Lanfranco Aceti
Lanfranco Aceti is known for his extensive career as an artist, curator, and academic. In 2021 he has exhibited a large art project at the Venice Architecture Biennale curated by Hashim Sarkis. His project, part of the Italian pavilion curated by Alessandro Melis, is titled Preferring Sinking to Surrender. He is the founder of The Studium: Lanfranco Aceti Inc.
As an artist Aceti has exhibited numerous personal projects including the public performance Car Park part of Internet of Cars curated by Helen Sloan for SCAN and the John Hansard Gallery; Who The People?, an installation artwork acquired in its entirety by the Chetham’s Library and Museum in Manchester; Sowing and Reaping, installation artworks acquired in their entirety by the National Museum of Contemporary Art of Cyprus; Hope Coming On, a site-specific choral performance he designed for the Museum of Fine Arts, Boston and realized in front of Turner’s Slave Ship (Slavers Throwing Overboard the Dead and Dying, Typhoon Coming On); Shimmer, a series of sculptural, photographic, and painting works curated by Irini Papadimitriou (V&A) at the Tobazi Mansion in Hydra; a large choral performance titled Accursed for the Thessaloniki Biennial in Greece; and Knock, Knock, Knocking a public space installation in the Mediterranean Garden Pavilion of the New Sea Waterfront of Thessaloniki.

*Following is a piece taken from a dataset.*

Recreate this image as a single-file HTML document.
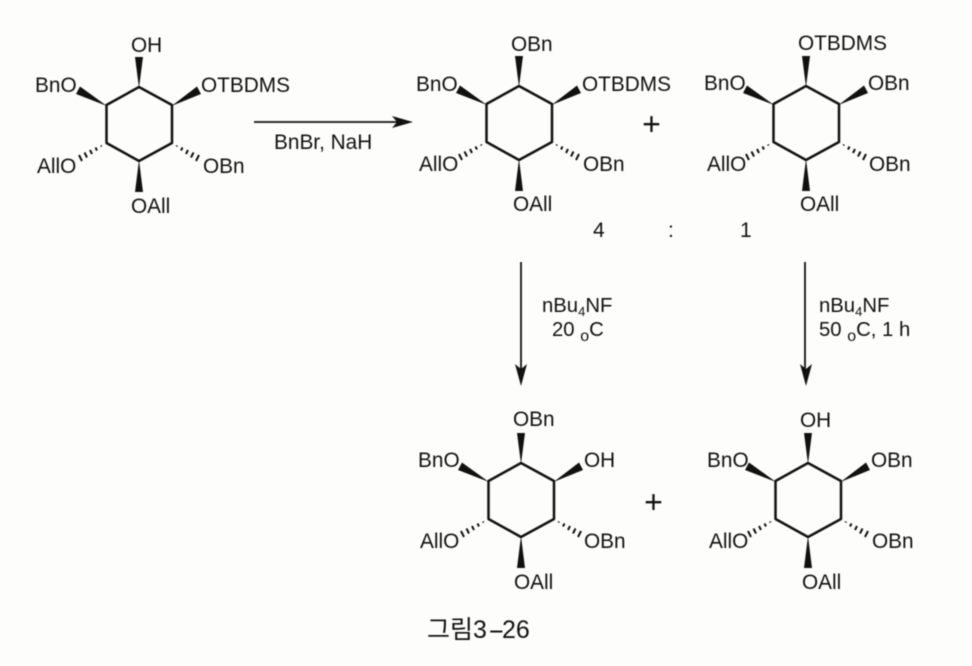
<!DOCTYPE html>
<html><head><meta charset="utf-8">
<style>
html,body{margin:0;padding:0;background:#fdfdfc;width:972px;height:666px;overflow:hidden}
svg{display:block;filter:blur(0.4px)}
text{font-family:"Liberation Sans","Noto Sans CJK KR",sans-serif;font-size:20.8px;fill:#111}
text.r{font-size:20.3px}
</style></head><body>
<svg width="972" height="666" viewBox="0 0 972 666" xmlns="http://www.w3.org/2000/svg">
<defs>
<g id="ring">
<polygon points="139,87 172,105 172,143 139,161 106.500,143 106.500,105" fill="none" stroke="#111" stroke-width="2.500" stroke-linejoin="round"/>
<polygon points="139,88 135,57 143,57" fill="#111"/>
<polygon points="139,160 135,192 143,192" fill="#111"/>
<polygon points="107,106 80,86.500 76,94" fill="#111"/>
<polygon points="171.500,106 197,86.500 201,94" fill="#111"/>
<g stroke="#111" stroke-width="2" fill="none">
<path d="M101,145.500l0.500,1M95.500,147.500l1.500,3M90,150l2,4M84.500,152.500l2.500,5M79,155l3,6"/>
<path d="M177,145.500l-0.500,1M182.500,147.500l-1.500,3M188,150l-2,4M193.500,152.500l-2.500,5M199,155l-3,6"/>
</g>
</g>
</defs>

<use href="#ring"/>
<use href="#ring" transform="translate(380,-1)"/>
<use href="#ring" transform="translate(667,-1)"/>
<use href="#ring" transform="translate(382,376)"/>
<use href="#ring" transform="translate(669,376)"/>

<text x="131" y="52">OH</text>
<text x="35" y="92">BnO</text>
<text x="201" y="92">OTBDMS</text>
<text x="37" y="173">AllO</text>
<text x="203" y="173">OBn</text>
<text x="131" y="213">OAll</text>

<text x="511" y="51">OBn</text>
<text x="416" y="91">BnO</text>
<text x="582" y="91">OTBDMS</text>
<text x="419" y="171">AllO</text>
<text x="583" y="171">OBn</text>
<text x="513" y="211">OAll</text>

<text x="798" y="50">OTBDMS</text>
<text x="704" y="90">BnO</text>
<text x="868" y="90">OBn</text>
<text x="707" y="171">AllO</text>
<text x="869" y="171">OBn</text>
<text x="800" y="211">OAll</text>

<text x="513" y="426">OBn</text>
<text x="418" y="467">BnO</text>
<text x="584" y="467">OH</text>
<text x="420" y="548">AllO</text>
<text x="584" y="548">OBn</text>
<text x="514" y="589">OAll</text>

<text x="800" y="427">OH</text>
<text x="707" y="467">BnO</text>
<text x="871" y="467">OBn</text>
<text x="709" y="548">AllO</text>
<text x="872" y="548">OBn</text>
<text x="802" y="589">OAll</text>

<path d="M254,122H400" stroke="#111" stroke-width="1.800"/>
<polygon points="413,122 392,116 397,122 392,128" fill="#111"/>
<text x="274" y="149">BnBr, NaH</text>

<path d="M521,262V372" stroke="#111" stroke-width="1.800"/>
<polygon points="521,386 515,364 521,369 527,364" fill="#111"/>
<path d="M805,262V372" stroke="#111" stroke-width="1.800"/>
<polygon points="806,386 800,364 806,369 812,364" fill="#111"/>

<text class="r" x="542" y="312">nBu<tspan font-size="13" dy="4">4</tspan><tspan dy="-4">NF</tspan></text>
<text class="r" x="552" y="336">20 <tspan font-size="16" dy="5">o</tspan><tspan dy="-5">C</tspan></text>
<text class="r" x="819" y="312">nBu<tspan font-size="13" dy="4">4</tspan><tspan dy="-4">NF</tspan></text>
<text class="r" x="819" y="336">50 <tspan font-size="16" dy="5">o</tspan><tspan dy="-5">C, 1 h</tspan></text>

<text x="593" y="237" style="font-size:21px">4</text>
<text x="668" y="237" style="font-size:21px">:</text>
<text x="740" y="237" style="font-size:21px">1</text>

<text x="651.500" y="135" text-anchor="middle" style="font-size:32px">+</text>
<text x="653.500" y="513" text-anchor="middle" style="font-size:32px">+</text>

<text x="427" y="638" style="font-size:25px">그림3</text>
<text transform="translate(488,638) scale(2,1)" style="font-size:25px">-</text>
<text x="502" y="638" style="font-size:25px">26</text>
</svg>
</body></html>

As a curator Aceti worked as director of Kasa Gallery in Istanbul, where he exhibited a range of innovative artworks including 75Watts by Revital Cohen and Tuur Van Balen, acquired by MoMA, and Paolo Cirio’s Loophole4All, awarded the 2014 Golden Nica at Ars Electronica. He curated The Small Infinite at the John Hansard Gallery with artworks never previously exhibited from the estate of John Latham. Aceti has participated in numerous art fairs such as Art Athina, Art International, Supermarket, and Contemporary Istanbul, either as a curator or as an artist. In 2011, he curated the exhibition Uncontainable as part of the parallel events of the 12th Istanbul Biennial and exhibited artworks on the media facade of the Museum of Contemporary Art, Zagreb. In 2016 he curated a range of artworks as part of THE SOCIAL at the Museum of Fine Arts, Boston, the Boston Athenaeum, the Victoria and Albert Museum, and other public spaces in Boston and London. In 2017 he curated a new public performance by Stefanos Tsivopoulos, One Step Forward Two Steps Back, on the White House sidewalk in collaboration with the Cooper Gallery at Harvard University and Ad Nauseam a public intervention for documenta14. He is currently curating empty pr(oe)mises for the National Museum of Contemporary Art, Athens, and developing new curatorial projects.
As an academic Aceti is the Editor in Chief of the Leonardo Electronic Almanac (The MIT Press, Leonardo journal), for which he has edited more than 12 volumes. He also founded in 2017 Contemporary Arts and Culture (CAC), a platform for art publications and collaborations by MIT Press and Leonardo Journal housed at MIT. He has given lectures internationally at prestigious institutions such as Yale, Harvard, RCA, Goldsmiths, New York University, Goldsmiths, and Central Saint Martins. His writings have been published in numerous international academic journals: MIT Press, Routledge, Sage, and Oxford University Press. He was a non-residential international fellow at HDS @ Harvard University and research affiliate at ACT @ Massachusetts Institute of Technology. He is now working on several new publishing projects: Prostitutional Aesthetics, Art and Anger, Alarm!, and on two pamphlets on education titled Ten Reasons Why Not to Pay for a College Degree and Ten Ways to Identify Fake Colleges that Sell Degrees. He is also collaborating with Dolores de Alma Blanca editing and translating her collections of poems and her novels.